Segundo Corrêa do Lago, o diálogo ao longo deste ano está ajudando a sensibilizar os sherpas sobre o tema do clima. Os sherpas são enviados especiais dos chefes de Estado que conduzem as discussões prévias à Cúpula de Líderes de grupo.
Transição justa
Outro tema que tem sido levado pelo Brasil ao G20 é sobre a disponibilização de recursos financeiros para a descarbonização. O embaixador reconheceu que os países desenvolvidos têm grande relutância em disponibilizar os recursos financeiros que se comprometeram a fornecer.
“Os países ricos muitas vezes têm essa grande insensibilidade de não entender o que significa para o orçamento de um país em desenvolvimento juntar todas as agendas e mais a agenda climática. Porque os países ricos tiveram uma agenda de cada vez: primeiro, a questão social, depois a tecnológica, a educação, a saúde. Nós temos todas essas ao mesmo tempo e a climática junto”.
Ele lembrou, inclusive, que muitos países em desenvolvimento também estão destinando recursos próprios para redução das emissões e que não condicionam esses esforços aos recursos internacionais.
Margem Equatorial
No cenário doméstico, o embaixador enxerga ainda que há espaço para discutir a exploração de petróleo na Margem Equatorial. Corrêa do Lago defendeu que o debate seja científico e informado e que leve em consideração o uso futuro dos recursos.
“Eu acho que há espaço para esse debate, porque se os Estados Unidos produzem petróleo, se a Noruega produz petróleo, se o Reino Unido produz petróleo, como é que essa lógica se aplica a um grande país em desenvolvimento como o Brasil?”.

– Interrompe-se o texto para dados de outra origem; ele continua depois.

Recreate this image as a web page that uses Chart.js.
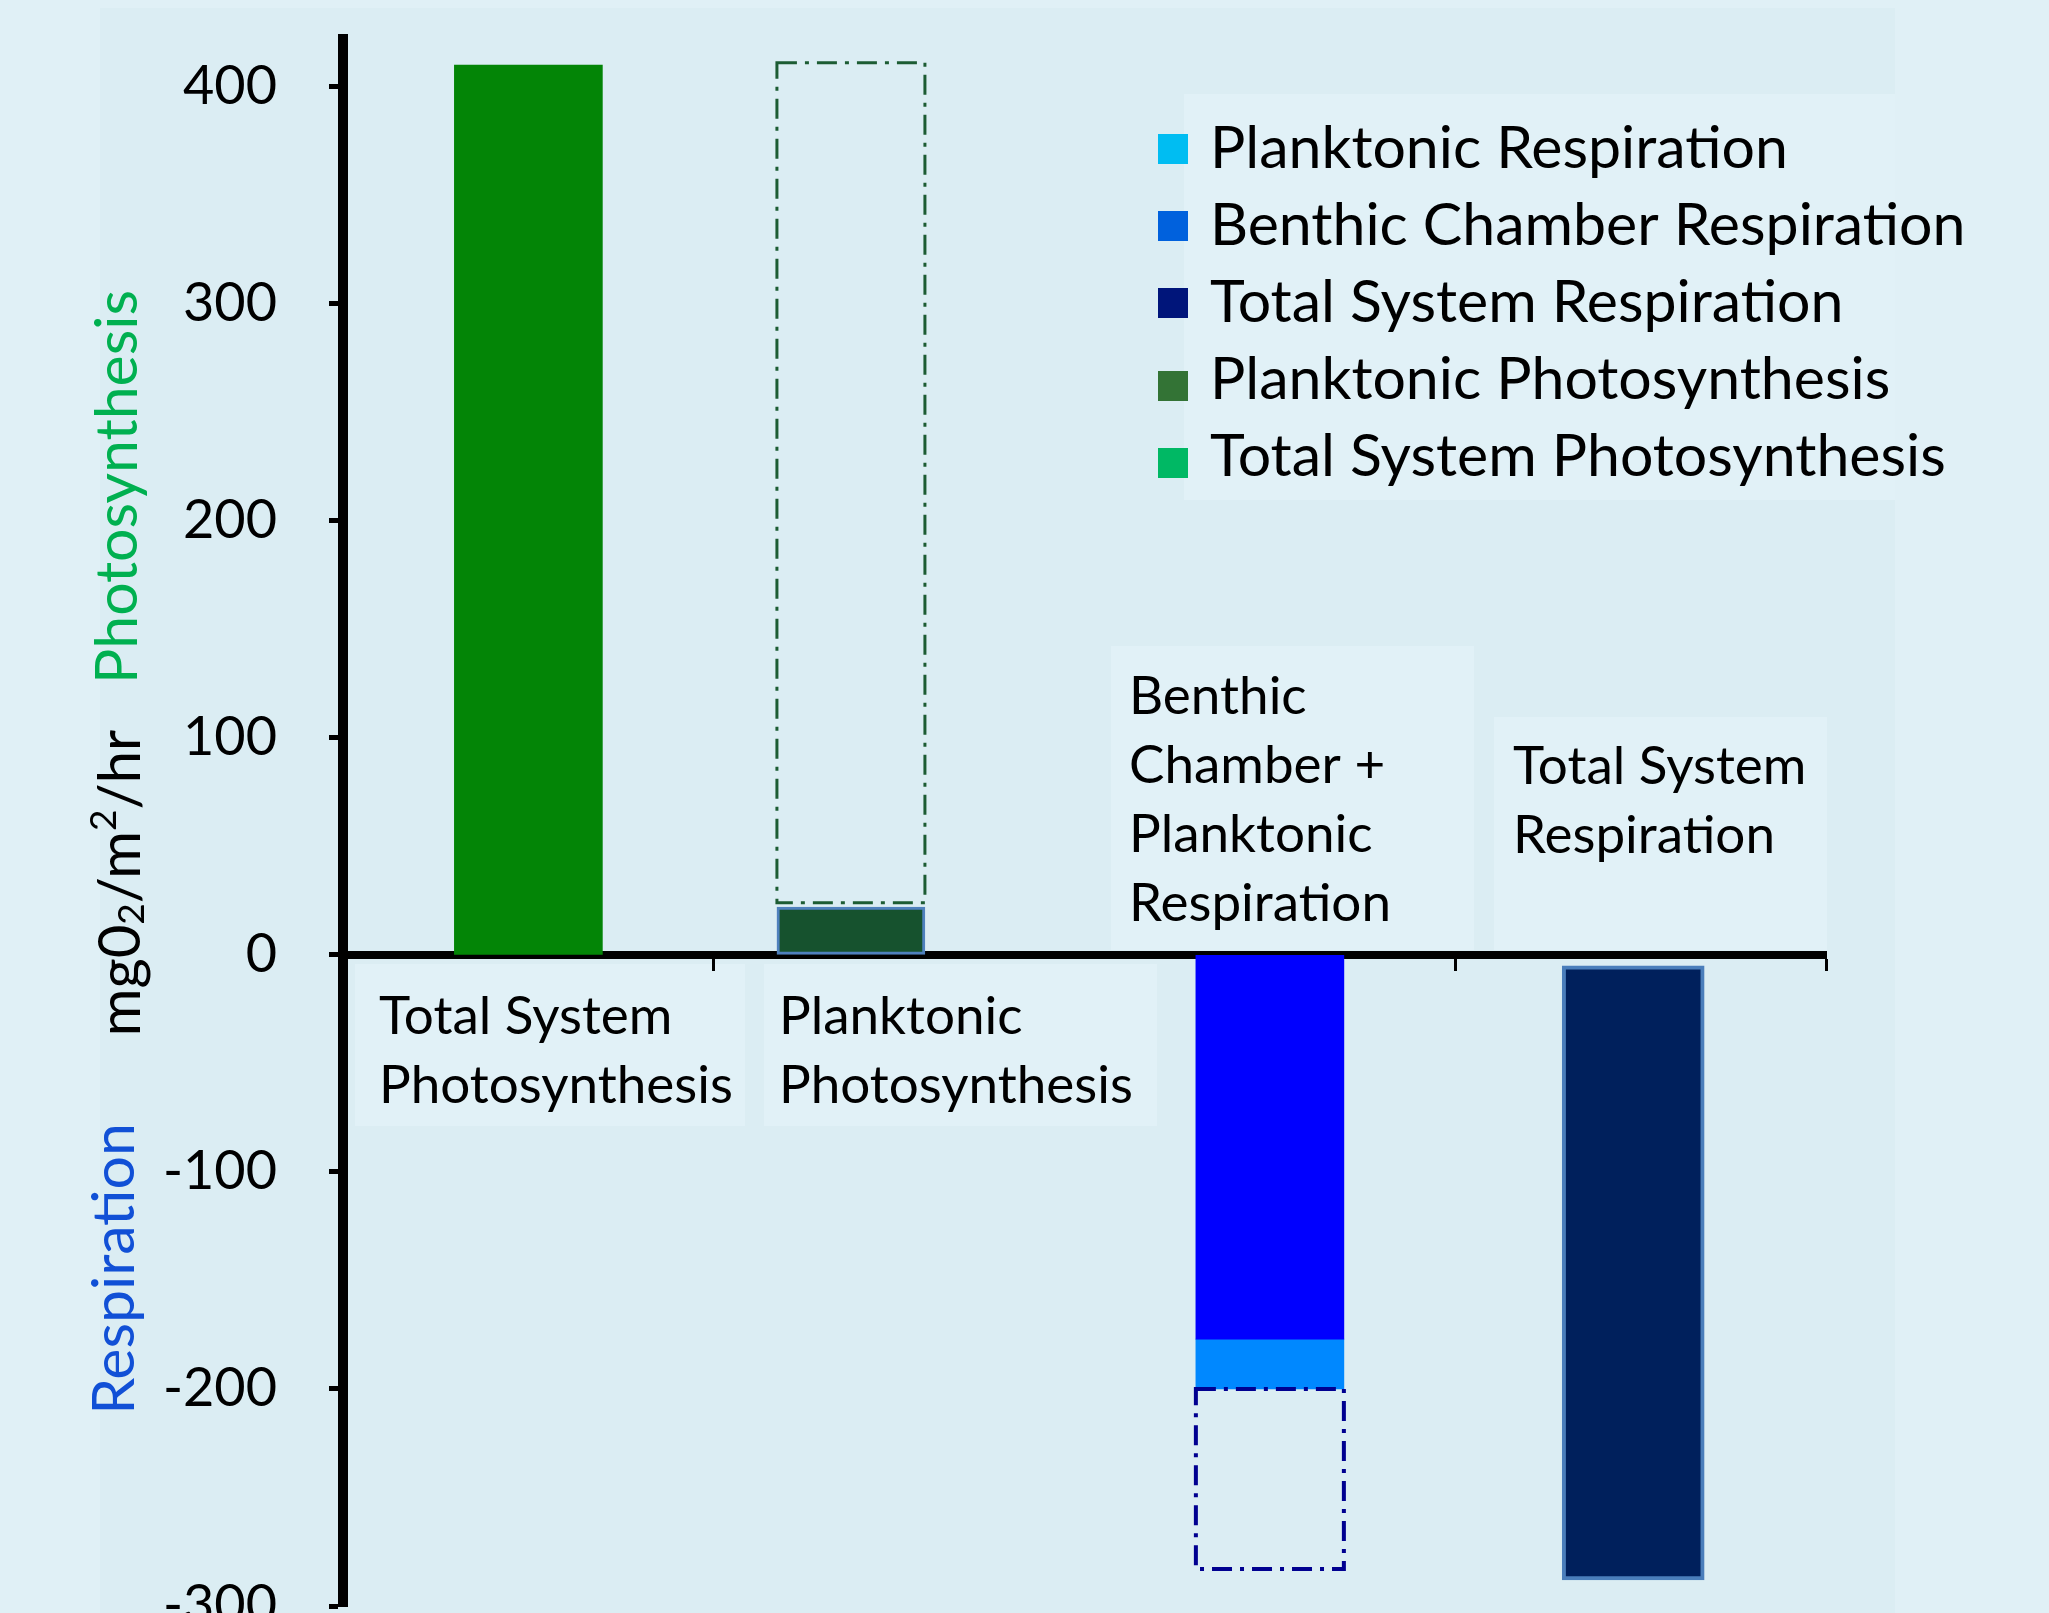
<!DOCTYPE html>
<html>
<head>
<meta charset="utf-8">
<script src="https://cdn.jsdelivr.net/npm/chart.js@4/dist/chart.umd.min.js"></script>
<style>
  html, body { margin: 0; padding: 0; background: #e0f0f6; }
  #wrap { width: 2049px; height: 1613px; }
</style>
</head>
<body>
<div id="wrap"><canvas id="chart" width="2049" height="1613"></canvas></div>
<script>
// categories and where their bars sit on the x axis (bar 2 sits left of its slot)
const categories = [
  "Total System Photosynthesis",
  "Planktonic Photosynthesis",
  "Benthic Chamber + Planktonic Respiration",
  "Total System Respiration",
];
const barPositions = [1, 1.87, 3, 3.98];

// floating bars [start, end] in mgO2/m2/hr
const totalSystemPhotosynthesis = [0, 410];
const planktonicPhotosynthesis = [0, 22];
const photosynthesisOutline = [24, 411];
const benthicChamberRespiration = [0, -177];
const planktonicRespiration = [-177, -200];
const respirationOutline = [-200, -283];
const totalSystemRespiration = [-5, -288];

const yTickValues = [-300, -200, -100, 0, 100, 200, 300, 400];
const xTickValues = [1.5, 3.5, 4.5];

const legendLabels = [
  "Planktonic Respiration",
  "Benthic Chamber Respiration",
  "Total System Respiration",
  "Planktonic Photosynthesis",
  "Total System Photosynthesis",
];
const legendColors = ["#00bdf2", "#0061dd", "#00157a", "#337335", "#00b864"];

const FONT = "Lato, 'Open Sans', sans-serif";

// text boxes drawn by hand (category labels)
const labelLayout = [
  { lines: ["Total System", "Photosynthesis"], x: 379, y: 1017, box: [355, 964, 390, 162] },
  { lines: ["Planktonic", "Photosynthesis"], x: 779, y: 1017, box: [764, 964, 393, 162] },
  { lines: ["Benthic", "Chamber +", "Planktonic", "Respiration"], x: 1129, y: 697, box: [1111, 646, 363, 304] },
  { lines: ["Total System", "Respiration"], x: 1513, y: 767, box: [1494, 717, 333, 233] },
];

const point = (i, range) => [{ x: barPositions[i], y: range }];

const backdrop = {
  id: "backdrop",
  beforeDraw(chart) {
    const { ctx, width, height } = chart;
    ctx.save();
    ctx.fillStyle = "#e0f0f6";
    ctx.fillRect(0, 0, width, height);
    ctx.fillStyle = "#dbedf3";
    ctx.fillRect(100, 8, 1795, height - 8);
    ctx.fillStyle = "#e1f1f7";
    labelLayout.forEach((l) => ctx.fillRect(...l.box));
    ctx.fillRect(1184, 94, 711, 406); // legend box
    ctx.restore();
  },
};

// dash-dot outlines for the "ghost" bars (bar elements can't dash their border)
const dashedBars = {
  id: "dashedBars",
  afterDatasetsDraw(chart) {
    const ctx = chart.ctx;
    chart.data.datasets.forEach((ds, i) => {
      if (!ds.outline) return;
      chart.getDatasetMeta(i).data.forEach((bar) => {
        const { x, y, base, width } = bar.getProps(["x", "y", "base", "width"], true);
        ctx.save();
        ctx.strokeStyle = ds.outline.color;
        ctx.lineWidth = ds.outline.width;
        ctx.setLineDash([20, 8, 4, 8]);
        ctx.strokeRect(x - width / 2, Math.min(y, base), width, Math.abs(base - y));
        ctx.restore();
      });
    });
  },
};

const annotations = {
  id: "annotations",
  afterDraw(chart) {
    const ctx = chart.ctx;
    ctx.save();
    ctx.fillStyle = "#000";
    ctx.textBaseline = "middle";
    ctx.textAlign = "left";
    ctx.font = "53px " + FONT;
    labelLayout.forEach((l) => {
      l.lines.forEach((t, k) => ctx.fillText(t, l.x, l.y + k * 69));
    });

    // legend
    ctx.font = "59px " + FONT;
    legendLabels.forEach((t, k) => {
      const cy = 149 + k * 77;
      ctx.fillStyle = legendColors[k];
      ctx.fillRect(1158, cy - 15 + (k > 2 ? 6 : 0), 30, 30);
      ctx.fillStyle = "#000";
      ctx.fillText(t, 1210, cy);
    });

    // rotated axis titles
    const rotated = (cx, cy, draw) => {
      ctx.save();
      ctx.translate(cx, cy);
      ctx.rotate(-Math.PI / 2);
      draw();
      ctx.restore();
    };
    ctx.textAlign = "center";
    ctx.font = "59px " + FONT;
    rotated(118, 487, () => {
      ctx.fillStyle = "#00b050";
      ctx.fillText("Photosynthesis", 0, 0);
    });
    rotated(115, 1269, () => {
      ctx.fillStyle = "#1150d6";
      ctx.fillText("Respiration", 0, 0);
    });
    rotated(121, 883, () => {
      const parts = [
        { t: "mg0", s: 58, dy: 0 },
        { t: "2", s: 37, dy: 11 },
        { t: "/m", s: 58, dy: 0 },
        { t: "2", s: 37, dy: -17 },
        { t: "/hr", s: 58, dy: 0 },
      ];
      let total = 0;
      parts.forEach((p) => { ctx.font = p.s + "px " + FONT; p.w = ctx.measureText(p.t).width; total += p.w; });
      let x = -total / 2;
      ctx.textAlign = "left";
      ctx.fillStyle = "#000";
      parts.forEach((p) => {
        ctx.font = p.s + "px " + FONT;
        ctx.fillText(p.t, x, p.dy);
        x += p.w;
      });
    });
    ctx.restore();
  },
};

new Chart(document.getElementById("chart"), {
  type: "bar",
  data: {
    datasets: [
      { label: "Total System Photosynthesis", data: point(0, totalSystemPhotosynthesis), backgroundColor: "#038506", borderWidth: 0 },
      { label: "Planktonic Photosynthesis", data: point(1, planktonicPhotosynthesis), backgroundColor: "#16522e", borderColor: "#4f81bd", borderWidth: 3, borderSkipped: false },
      { label: "photosynthesis outline", data: point(1, photosynthesisOutline), backgroundColor: "rgba(0,0,0,0)", borderWidth: 0, outline: { color: "#1c5c33", width: 3 } },
      { label: "Benthic Chamber Respiration", data: point(2, benthicChamberRespiration), backgroundColor: "#0000ff", borderWidth: 0 },
      { label: "Planktonic Respiration", data: point(2, planktonicRespiration), backgroundColor: "#0088ff", borderWidth: 0 },
      { label: "respiration outline", data: point(2, respirationOutline), backgroundColor: "rgba(0,0,0,0)", borderWidth: 0, outline: { color: "#000090", width: 4 } },
      { label: "Total System Respiration", data: point(3, totalSystemRespiration), backgroundColor: "#00205c", borderColor: "#4a7ebb", borderWidth: 4, borderSkipped: false, barThickness: 142 },
    ],
  },
  options: {
    responsive: false,
    animation: false,
    layout: { padding: { top: 39, right: 223, bottom: 7, left: 0 } },
    datasets: { bar: { grouped: false, barThickness: 148 } },
    plugins: { legend: { display: false }, tooltip: { enabled: false } },
    scales: {
      x: {
        type: "linear",
        min: 0.5,
        max: 4.5,
        offset: false,
        position: { y: 0 },
        z: 1,
        afterBuildTicks: (s) => { s.ticks = xTickValues.map((v) => ({ value: v })); },
        ticks: { display: false },
        grid: { offset: false, drawOnChartArea: false, tickLength: 12, tickWidth: 3, color: "#000", tickColor: "#000" },
        border: { color: "#000", width: 8 },
      },
      y: {
        min: -300,
        max: 422,
        z: 1,
        afterBuildTicks: (s) => { s.ticks = yTickValues.map((v) => ({ value: v })); },
        afterFit: (s) => { s.width = 343; s.paddingTop = 0; s.paddingBottom = 0; },
        ticks: { color: "#000", font: { family: FONT, size: 54 }, padding: 52 },
        grid: { drawOnChartArea: false, tickLength: 14, tickWidth: 5, color: "#000", tickColor: "#000" },
        border: { color: "#000", width: 10 },
      },
    },
  },
  plugins: [backdrop, dashedBars, annotations],
});
</script>
</body>
</html>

A exploração da região que fica na costa do Norte e Nordeste do país está em evidência depois que o Ibama negou em 2023 um pedido de licença da Petrobras para perfurar um poço exploratório na Bacia da Foz do Amazonas. A estatal recorreu, mas ainda não há conclusão.
“É um tema que tem que ter um certo consenso nacional, porque, afinal, vai ser uma política de Estado, não vai ser apenas esse governo”, acrescentou.